>INDIAN TELECOMMUNICATIONS (MORGAN STANLEY)
Tariff Wars Not as Fierce as Expected; Upgrade to In-Line
Upgrade sector to In-Line: We are raising our estimates of India’s average revenue per minute (ARPM) by 5/7% for F2010/F2011 and becoming more constructive on the sector. We still expect drops of 15% pa in average revenue per unit (ARPU) and 9.9% in ARPM for the industry as a whole in that period.
3G is a F2010 phenomenon: We believe each operator will invest US$1bn for a pan-India footprint; producing US$5 billion income for the government. Higher industry capex is likely to lower return on capital employed. The bright side would be a wider spectrum.
F1Q10 results to be dampened by lower incoming interconnect, despite 9% growth in subscribers: However we expect margins to improve due to higher on-net calls and a balanced incoming to outgoing traffic.

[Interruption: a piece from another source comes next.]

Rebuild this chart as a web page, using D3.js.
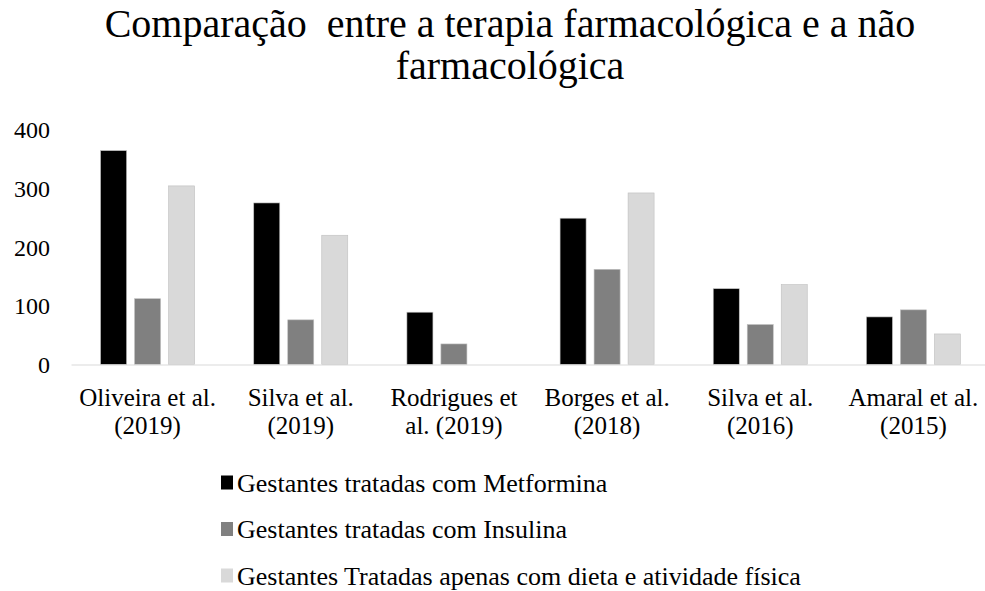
<!DOCTYPE html>
<html><head><meta charset="utf-8">
<script src="https://cdn.jsdelivr.net/npm/d3@7"></script>
<style>body{margin:0;background:#fff}svg{display:block}text{font-family:"Liberation Serif",serif}</style>
</head><body><svg id="c" width="985" height="591"></svg>
<script>
const categories = [["Oliveira et al.","(2019)"],["Silva et al.","(2019)"],["Rodrigues et","al. (2019)"],["Borges et al.","(2018)"],["Silva et al.","(2016)"],["Amaral et al.","(2015)"]];
const seriesNames = ["Gestantes tratadas com Metformina","Gestantes tratadas com Insulina","Gestantes Tratadas apenas com dieta e atividade física"];
const metformina = [364, 275, 89, 249, 129, 81];
const insulina = [112, 76, 35, 162, 68, 93];
const dieta = [304, 220, 0, 292, 136, 52];
const yTicks = [0, 100, 200, 300, 400];
const colors = ["#000000", "#808080", "#d9d9d9"];
const titleLines = ["Comparação  entre a terapia farmacológica e a não", "farmacológica"];

const FONT = '"Liberation Serif",serif';
const svg = d3.select("#c");
const series = [metformina, insulina, dieta];
const idx = d3.range(categories.length);

const x0 = d3.scaleBand().domain(idx).range([71, 990]).paddingInner(0).paddingOuter(0);
const x1 = d3.scaleBand().domain([0,1,2]).range([0, x0.bandwidth()]).paddingInner(0.235).paddingOuter(0.87);
const y = d3.scaleLinear().domain([0, 400]).range([364.5, 129.5]);

// title
svg.append("text").attr("text-anchor", "middle").attr("font-size", 40).attr("fill", "#000")
  .style("font-family", FONT).style("white-space", "pre").attr("xml:space", "preserve")
  .selectAll("tspan").data(titleLines).join("tspan").attr("x", 510).attr("y", (d,i)=>37 + i*42).text(d=>d);

// y axis labels
const yAxis = d3.axisLeft(y).tickValues(yTicks).tickSize(0).tickPadding(0);
const gy = svg.append("g").attr("transform", "translate(50,0)").call(yAxis);
gy.attr("font-family", null);
gy.select(".domain").remove();
gy.selectAll("text").attr("font-size", 24).attr("fill", "#000").style("font-family", FONT).attr("dy", "0.34em");

// bars
const g = svg.append("g");
series.forEach((vals, s) => {
  g.selectAll(".b"+s).data(idx).join("rect")
    .attr("x", i => x0(i) + x1(s))
    .attr("y", i => y(vals[i]))
    .attr("width", x1.bandwidth())
    .attr("height", i => y(0) - y(vals[i]))
    .attr("fill", colors[s])
    .attr("stroke", "#bfbfbf")
    .attr("stroke-width", 0.6)
    .attr("display", i => vals[i] > 0 ? null : "none");
});

// x axis
const xAxis = d3.axisBottom(x0).tickSize(0).tickFormat("");
const gx = svg.append("g").attr("transform", `translate(0,${y(0)})`).call(xAxis);
gx.attr("font-family", null);
gx.select(".domain").attr("stroke", "#d9d9d9").attr("stroke-width", 1.2);
gx.selectAll(".tick").each(function(i){
  const t = d3.select(this).append("text").attr("text-anchor","middle").attr("font-size",25).attr("fill","#000")
    .style("font-family", FONT);
  categories[i].forEach((line,k)=> t.append("tspan").attr("x",0).attr("y", 41 + k*28).text(line));
});

// legend
const lg = svg.append("g");
seriesNames.forEach((name, s) => {
  const cy = 482.5 + s*46.5;
  lg.append("rect").attr("x", 221).attr("y", cy-7).attr("width", 12).attr("height", 14).attr("fill", colors[s]);
  lg.append("text").attr("x", 237).attr("y", cy+9).attr("font-size", 26).attr("fill","#000").style("font-family", FONT).text(name);
});
</script></body></html>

Reiterate Overweight on Bharti: We increase both our EBITDA and net profit estimates by 1% for F2010 and 3% for F2011 and expect 17% CAGR for F2009-11E EPS; MTN overhang is major short-term risk.
Upgrade RCOM to Equal weight: RCOM has underperformed the market by 15% YTD, 40% in 12 months, and we believe most risks are now factored in. We lower our estimate of cost of capital and raise our target price to Rs305/share. RCOM is seeking approval from shareholders to issue equity shares to qualified institutional buyers, to fund part of its 3G capex.
Still Underweight Idea but raise EBITDA estimates by 6% for F2010 and 4% for F2011 on the back of higher margins. Also increase our target price to Rs63. Idea is the costliest Indian telco stock at 17.5x F2011e earnings; hence our Underweight call.